Humor y política
España se levantaba el pasado 15 de junio con la noticia estrella de la semana. Unos tuits de humor negro con el terrorismo y el holocausto como tema. Publicaciones que para más inri habían sido realizadas hace 4 años por el concejal de Ahora Madrid, Ahora Madrid. Y hasta aquí los acontecimientos normales. Pero de repente en todo programa de debate que se preciara y en cualquier telediario se daba por condenado a Guillermo, nadie salía en su defensa entre y quien más se envalentonaba esgrimía el argumento de la descontextualización del tuit.
Como no podría ser de otra forma, a la gente no le importó el contexto –hablando en plata, se la sudó-. Además de que, la verdad sea dicha, tampoco es que dicho argumento se defendiese con excesiva efusividad. Enseguida se dio paso a la disculpa y a aceptar el error. Y esa misma es la gran clave de todo este asunto, ¿dónde está su error? Una gran parte de los medios de comunicación -¿o debería decir manipulación?- y por ende, una gran parte de la sociedad asumieron que por ser cargo público ya tenían el derecho a sentenciarlo. Pero… ¿lo tienen?
Cuando actuó Zapata lo hizo como ciudadano de a pie, sin mayor responsabilidad que cualquier otro. Ejerció su derecho a la libertad de expresión y nadie puede recriminarle nada siempre que sus declaraciones se encuentren dentro de la legalidad. Y ahora, señoras y señores, es cuando viene la pregunta clave, la que los medios nos han arrebatado, la única que realmente importa en todo este caso, la gran olvidada: ¿Dónde están los límites a la libertad de expresión? Esta pregunta tiene una respuesta muy rápida, la incitación al odio o la violencia y las injurias o calumnias. Ningún juzgado del mundo, suponiendo que se trate de uno imparcial –bendita utopía-, con un sistema legal que ampare la libertad de expresión podría nunca afirmar que por macabro que sea un chiste promueve en sus oyentes una predisposición al odio o a la violencia. Respecto a las injurias y calumnias ya nos encontramos con un caso distinto, pues se trata de algo que depende exclusiva y excluyentemente de la persona que pudiera sentirse ofendida cuando pudiese haber ánimo de ofenderla. Como sabemos, Irene Villa no solo no se sintió ofendida sino que continuó con el chiste, así que ese tuit ya podría quedar fuera de sospecha. Ante esta realidad incontestable que ha sido vetada del debate público solo Dios -o quien sea que haya allá arriba- sabe por qué, solo cabría un único argumento posible más. El de que al tratarse de un cargo público está obligado a un decoro en sus formas. El contraargumento es simple, él no era un cargo público.

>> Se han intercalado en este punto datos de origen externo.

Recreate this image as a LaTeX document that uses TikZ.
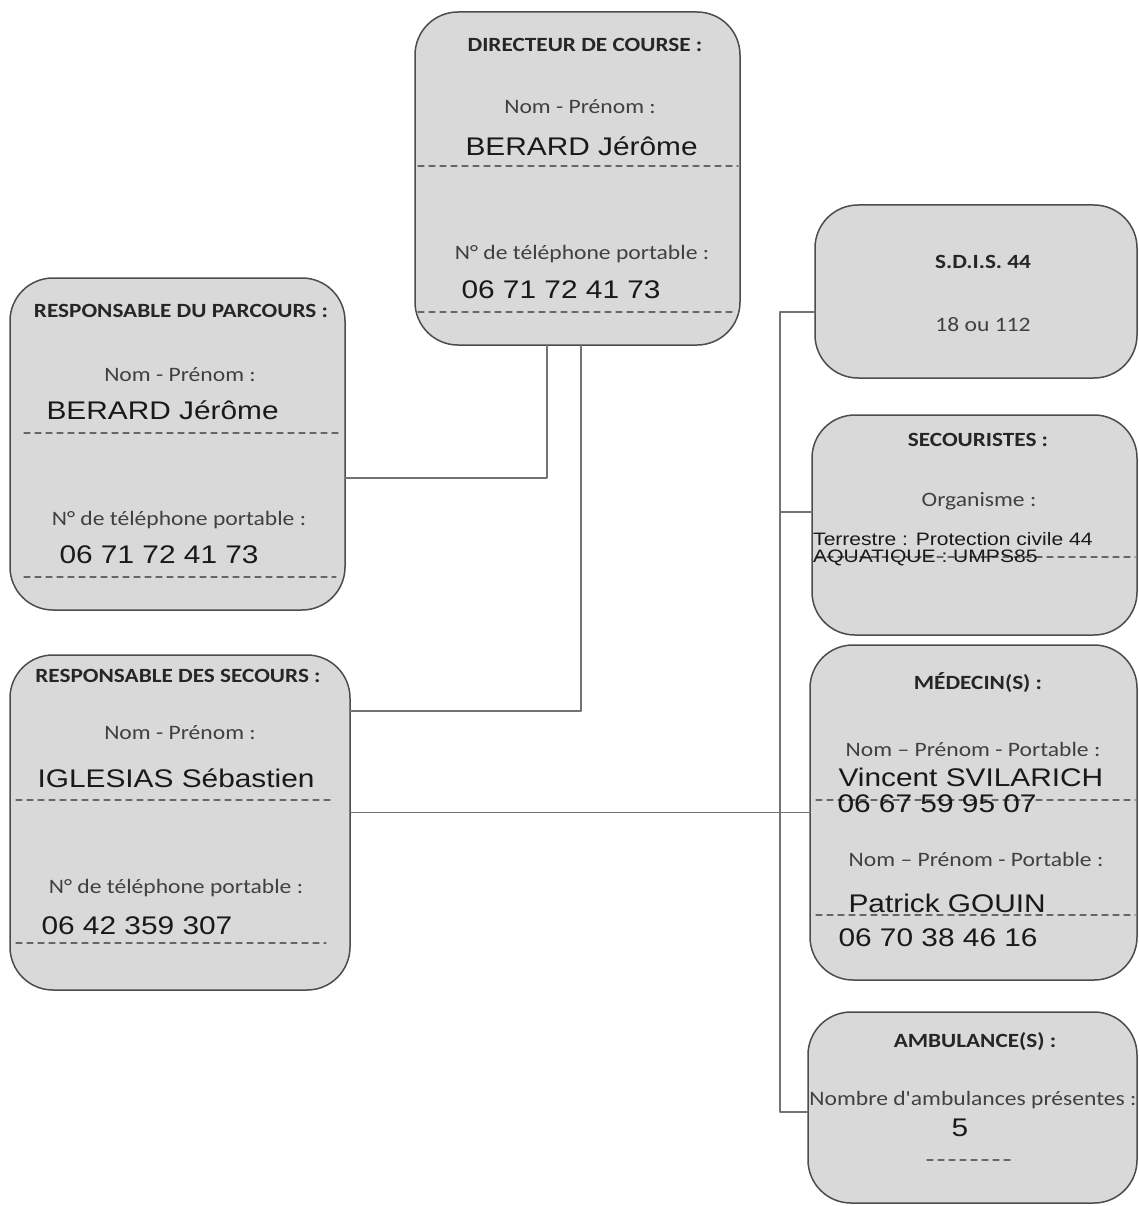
\documentclass[tikz,border=0pt]{standalone}
\usepackage{fontspec}
\usetikzlibrary{positioning}

\newfontfamily\calfont[FakeStretch=1.15]{Carlito}
\newfontfamily\arfont[FakeStretch=1.17]{Liberation Sans}

\tikzset{
  box/.style={draw=black!70, fill=black!15, line width=1.5pt, rounded corners=43pt,
    inner sep=0pt, outer sep=0pt},
  ttl/.style={font=\calfont\bfseries\fontsize{20.2}{24}\selectfont, text=black!85},
  lbl/.style={font=\calfont\fontsize{20.5}{24}\selectfont, text=black!75},
  val/.style={font=\arfont\fontsize{25.5}{28}\selectfont, text=black!90},
  small/.style={font=\arfont\fontsize{18}{17}\selectfont, text=black!90},
  dashline/.style={draw=black!60, line width=1.3pt, dash pattern=on 6pt off 5pt},
  link/.style={draw=black!55, line width=1.1pt}
}

\begin{document}
\begin{tikzpicture}[x=1pt, y=-1pt, line cap=round, line join=round]
  \useasboundingbox (0,0) rectangle (1139,1206);

  % cadres
  \node (dir)     [box, minimum width=325pt, minimum height=333pt] at (577.5,178.5) {};
  \node (parc)    [box, minimum width=335pt, minimum height=332pt] at (177.5,444) {};
  \node (secours) [box, minimum width=340pt, minimum height=335pt] at (180,822.5) {};
  \node (sdis)    [box, minimum width=322pt, minimum height=173pt] at (976,291.5) {};
  \node (secou)   [box, minimum width=325pt, minimum height=220pt] at (974.5,525) {};
  \node (med)     [box, minimum width=327pt, minimum height=335pt] at (973.5,812.5) {};
  \node (amb)     [box, minimum width=329pt, minimum height=191pt] at (972.5,1107.5) {};

  % liaisons
  \coordinate (e1) at (547,478);
  \coordinate (e2) at (581,711);
  \draw[link] (dir.south -| e1) |- (parc.east |- e1);
  \draw[link] (dir.south -| e2) |- (secours.east |- e2);
  \draw[link] (secours.east |- med.west) -- (med.west);

  \coordinate (btop) at (780,312);
  \coordinate (bmid) at (780,512);
  \coordinate (bbot) at (780,1112);
  \draw[link] (sdis.west |- btop) -- (btop) -- (bbot) -- (amb.west |- bbot);
  \draw[link] (bmid) -- (secou.west |- bmid);

  % directeur de course
  \node (dirT) [ttl] at (585,45) {DIRECTEUR DE COURSE :};
  \node (dirN) [lbl] at (580,107) {Nom - Prénom :};
  \node (dirV) [val, anchor=west] at (462,146) {BERARD Jérôme};
  \draw[dashline] (418,166) -- (738,166);
  \node (dirP) [lbl] at (582,254) {N° de téléphone portable :};
  \node (dirW) [val, anchor=west] at (458,290) {06 71 72 41 73};
  \draw[dashline] (418,312) -- (736,312);

  % responsable du parcours
  \node (parT) [ttl] at (181,311) {RESPONSABLE DU PARCOURS :};
  \node (parN) [lbl] at (180,375) {Nom - Prénom :};
  \node (parV) [val, anchor=west] at (43,410) {BERARD Jérôme};
  \draw[dashline] (24,433) -- (340,433);
  \node (parP) [lbl] at (179,520) {N° de téléphone portable :};
  \node (parW) [val, anchor=west] at (56,555) {06 71 72 41 73};
  \draw[dashline] (24,577) -- (336,577);

  % responsable des secours
  \node (secT) [ttl] at (178,676) {RESPONSABLE DES SECOURS :};
  \node (secN) [lbl] at (180,733) {Nom - Prénom :};
  \node (secV) [val, anchor=west] at (34,778) {IGLESIAS Sébastien};
  \draw[dashline] (16,800) -- (332,800);
  \node (secP) [lbl] at (176,888) {N° de téléphone portable :};
  \node (secW) [val, anchor=west] at (38,926) {06 42 359 307};
  \draw[dashline] (16,943) -- (326,943);

  % S.D.I.S.
  \node (sdT) [ttl] at (983,262) {S.D.I.S. 44};
  \node (sdN) [lbl] at (983,325) {18 ou 112};

  % secouristes
  \node (scT) [ttl] at (978,440) {SECOURISTES :};
  \node (scN) [lbl] at (979,501) {Organisme :};
  \draw[dashline] (816,557) -- (1135,557);
  \node (scA) [small, anchor=west, align=left, inner sep=0pt] at (813,549)
    {Terrestre : Protection civile 44\\AQUATIQUE : UMPS85};

  % medecins
  \node (mdT) [ttl] at (978,683) {MÉDECIN(S) :};
  \node (mdN) [lbl] at (973,749) {Nom – Prénom - Portable :};
  \node (mdV) [val, anchor=west] at (835,777) {Vincent SVILARICH};
  \draw[dashline] (816,800) -- (1135,800);
  \node (mdW) [val, anchor=west] at (834,804) {06 67 59 95 07};
  \node (mdM) [lbl] at (976,859) {Nom – Prénom - Portable :};
  \node (mdX) [val, anchor=west] at (845,903) {Patrick GOUIN};
  \draw[dashline] (816,915) -- (1135,915);
  \node (mdY) [val, anchor=west] at (835,938) {06 70 38 46 16};

  % ambulances
  \node (amT) [ttl] at (975,1042) {AMBULANCE(S) :};
  \node (amN) [lbl] at (973,1100) {Nombre d'ambulances présentes :};
  \node (amV) [val] at (960,1128) {5};
  \draw[dashline] (927,1160) -- (1012,1160);
\end{tikzpicture}
\end{document}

Estamos en una encrucijada y debemos elegir. O exigimos que los cargos políticos sean políticos profesionales y escondan muy bien sus anteriores vidas, cuando eran gente normal –si es que alguna vez lo fueron- y por tanto preferimos vivir en una bonita y diplomática mentira; o exigimos que el político profesional debe morir y que la gente normal debe hacerse con la política. Esa gente normal que no es todo pose y traje y corbata, que deja ver quién es en realidad y no tiene que esconder su anterior vida porque sigue siendo su vida actual. Que no queremos seguir pasivas y pasivos mientras nos gobiernan, sino que somos nosotras y nosotros quienes tenemos que hacernos con el poder. Somos esa gente que sí, que hace tuits con chistes, que no en todo momento mantiene la compostura, pero que no podemos más con la situación a la que nos han llevado esos políticos profesionales y nos toca pasar a primera línea.
Porque, al fin y al cabo, el humor negro nos permite negar que haya algo sagrado, poder reírnos de los mayores horrores de los que es capaz el ser humano y, a su vez, impedir que el miedo y la angustia se extiendan a lo largo de la eternidad por esos acontecimientos. Y es que este es, al fin y al cabo, el verdadero objetivo de quienes causan dicho mal, que el miedo nunca se vaya. El humor siempre será revolucionario.